Et dans l'histoire, je ne sais plus où est Thomas. Dans un premier temps, je pense qu'il est derrière après une côte et je m'arrête pour l'attendre. A chaque cyclo qui passe, je demande "Vous êtes Thomas ?". Précision importante, je ne sais pas si c'est son prénom ou son nom... Et avec nos chasubles de nuit très ressemblantes et nos casques, difficile d'identifier chacun.
Je pose la question plein de fois en me disant qu'on va me prendre pour un fou... mais je me crois aussi dans la bande dessinée "Où est Charlie ?" dans laquelle on cherche à trouver Charlie parmi de multiples personnages. Complètement décalé et surréaliste !!!
Je finis par abandonner l'idée de le retrouver. Il devait être devant et avec mes multiples arrêts il a dû prendre de l'avance.
Après coup, j'ai trouvé son identité sur le site de Paris Brest Paris. Thomas est son nom.
Et j'ai constaté que j'avais pointé :
- 20 minutes avant lui à MORTAGNE
- mais 20 minutes après lui à DREUX
- et 30 minutes après lui à RAMBOUILLET !!!
Tout çà sans le voir !!!
Mais au final, comme il était dans un groupe parti plus tôt, on a quasiment le même temps : j'ai mis 25 secondes (sur 90 heures....) de plus que lui !!!
2 semaines après PBP, j'ai réussi à le contacter via le club indiqué sur le site internet de PBP ! Je croyais qu'il était ardéchois car on a parlé de la rando l'Ardéchoise. En fait, il est Aveyronnais. Il ne sait pas ce qu'est devenue l'Anglaise mais a cru l'apercevoir sur son vélo plus tard...
Et si je l'ai perdu, c'est parce qu'il s'est trompé de route puis a fait demi tour après avoir constaté son erreur. Il n'a pas dormi à MORTAGNE ce qui explique qu'il soit passé devant. Il m'a dit qu'il avait fait quelques pauses entre les points de contrôle.
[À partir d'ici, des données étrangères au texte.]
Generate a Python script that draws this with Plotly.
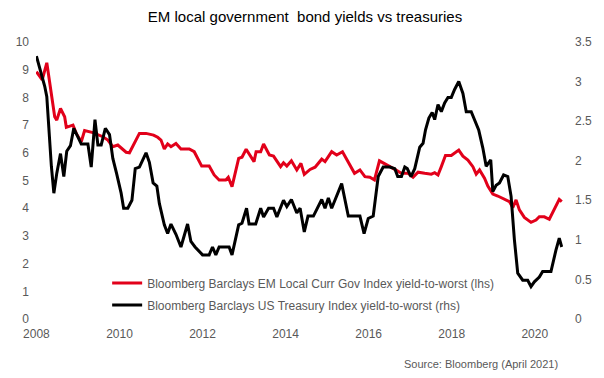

Je m'arrête à un ravitaillement tenu par un club avec le besoin de parler un peu de mes déboires. Je prends un café et j'y apprends une bonne nouvelle : compte tenu que le vent a été défavorable à l'aller et qu'il a ensuite tourné, les organisateurs auraient décidé d'homologuer tous les cyclos en dessous de 92 heures et non 90.
Aussitôt reparti, j'ai un doute : ce n'est peut-être qu'une rumeur. Je vais faire comme si çà n'existait pas.
Ne voulant pas rouler trop près du côté droit de la route (pour éviter les surprises...), je me dis que je ne dois pas me rapprocher trop de la ligne blanche du milieu de la route.
Et mon envie de dormir me joue un drôle de tour : une hallucination ! Je vois au milieu de la route un mur blanc !!! Mon cerveau fatigué fait du zèle avec la consigne... Je me secoue un peu et pense pouvoir tenir jusqu'à MORTAGNE.
Il y en a d'autres qui ne sont pas mieux : je rattrape un cyclo roulant complètement à gauche ! J'imagine que c'est un anglais pas trop lucide... Avec mon anglais sommaire, je lui crie :"Not on the left side, it's dangerous ! Go to the right side !!!". J'ai dû lui crier cela 3 fois au moins avant qu'il se rabatte sur la droite.
J'arrive à MORTAGNE à 5H20. Je pointe et demande confirmation au bénévole qu'un peu de retard à un contrôle intermédiaire n'est pas pénalisant si on finit sous les 90 heures. Pas de chance, je me trompe sur mon horaire limite à MORTAGNE et je lui dis 4H (au lieu de 4H48), et là il me dit que 5H20 par rapport à 4H, çà fait beaucoup de retard... Je lui fais part de mes déboires depuis VILLAINES LA JUHEL... mais on en reste là. Je vais faire comme je pourrais et on verra bien au final...
Malgré mon retard, je décide quand même de prendre 1h30 de sommeil dans le dortoir, car j'ai vraiment besoin de dormir.